Direct-to-consumer models (e.g., WEN, Grizzly) achieve lower end-user pricing by collapsing the distributor and retail margins. The three most volatile cost elements impacting this commodity are: 1. Copper (Motor Windings): +18% over the last 36 months, though with recent stabilization. [Source - LME, 2024] 2. Hot-Rolled Steel (Frame/Body): Prices have seen significant volatility, peaking in 2022 and now -30% from that peak but remain elevated over pre-2020 levels. 3. Ocean Freight (Asia to NA/EU): Rates are down est. 70-80% from the 2021-2022 peak but remain est. 35% above 2019 averages, representing a persistent inflationary pressure. [Source - Drewry World Container Index, 2024]

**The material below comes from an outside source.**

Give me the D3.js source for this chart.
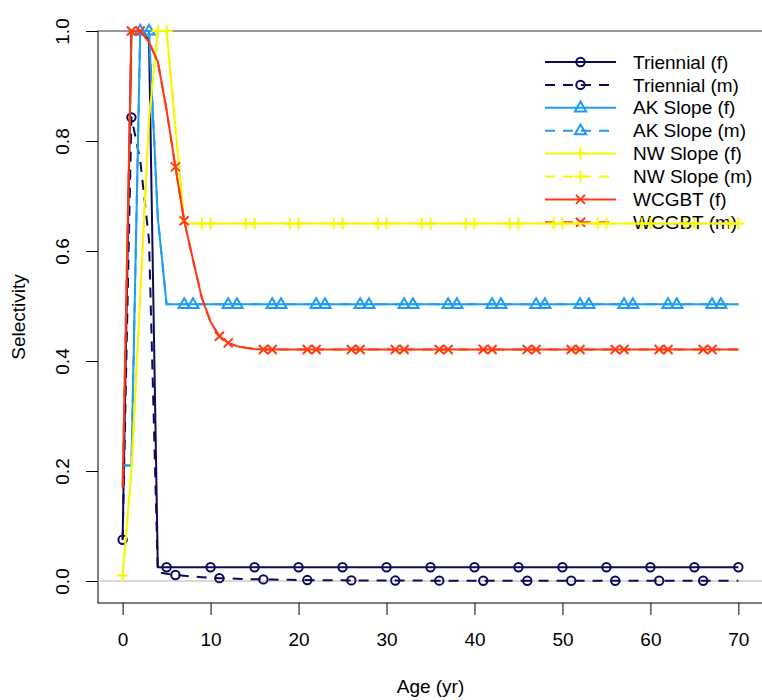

| Supplier | Region (HQ) | Est. Market Share | Stock Exchange:Ticker | Notable Capability |
|---|---|---|---|---|
| Stanley Black & Decker (DeWALT) | USA | est. 20-25% | NYSE:SWK | Unmatched global retail distribution and brand equity. |
| Hegner | Germany | est. 5-7% | Private | Market leader in precision/premium segment; "Made in Germany" quality. |
| Chang Type Industrial (Delta) | Taiwan | est. 8-12% | TPE:1541 | Strong legacy brand with established workshop-grade reputation. |
| Robert Bosch GmbH | Germany | est. 10-15% | Private | Excellent engineering and global supply chain; strong in EU. |
| WEN Products | USA | est. 5-10% | Private | Aggressive pricing via effective DTC and online marketplace strategy. |
| Grizzly Industrial, Inc. | USA | est. 5-8% | Private | Strong direct-to-prosumer model with a focus on value. |
| JPW Industries (Jet) | USA | est. 5-7% | Private | Broad portfolio of woodworking machinery; strong dealer network. |
North Carolina presents a favorable demand and logistics profile for this commodity. The state's historical ties to the furniture industry (High Point) have cultivated a strong base of professional artisans and a robust secondary market for woodworking tools. Demand is further supported by a large suburban and rural population active in DIY and hobbyist woodworking. While there is no significant scroll saw manufacturing capacity within the state, NC's strategic location, with major ports (Wilmington) and interstate corridors (I-95, I-85, I-40), makes it an efficient distribution hub for tools manufactured in Asia and distributed by US-based firms. The state's right-to-work status and competitive labor market for logistics and warehousing are advantageous for suppliers' distribution centers.
| Risk Category | Grade | Justification |
|---|---|---|
| Supply Risk | Medium | High concentration of manufacturing in China and Taiwan. Vulnerable to port congestion, shipping delays, and regional lockdowns. |
| Price Volatility | High | Direct and immediate exposure to volatile global commodity markets (steel, copper) and fluctuating ocean freight costs. |
| ESG Scrutiny | Low | Low operational energy use. Manufacturing footprint (foundries) has impact, but the product is not a target for consumer or regulatory ESG focus. |
| Geopolitical Risk | Medium | Reliance on China/Taiwan manufacturing creates exposure to tariffs, trade disputes, and regional instability. |
| Technology Obsolescence | Low | Core technology is mature. Substitution by CNC/laser is a gradual, long-term threat, not an immediate obsolescence risk for existing inventory. |
Implement a Dual-Supplier Strategy. Consolidate spend with a primary Tier 1 supplier (e.g., DeWALT) for 70% of volume to maximize rebates and a secondary, value-focused supplier (e.g., WEN) for 30%. This balances quality and cost while creating competitive tension. Mandate that at least one supplier has significant final assembly or manufacturing outside of mainland China (e.g., Taiwan, Mexico) to mitigate geopolitical risk.
Negotiate Price Stability Clauses. For contracts over $250k/year, pursue 24-month agreements that include price adjustment clauses tied to public indices for hot-rolled steel and copper. This provides cost transparency and predictability. In exchange for longer-term commitment, seek fixed margins on logistics and a cap on annual price increases to protect against extreme volatility and margin padding.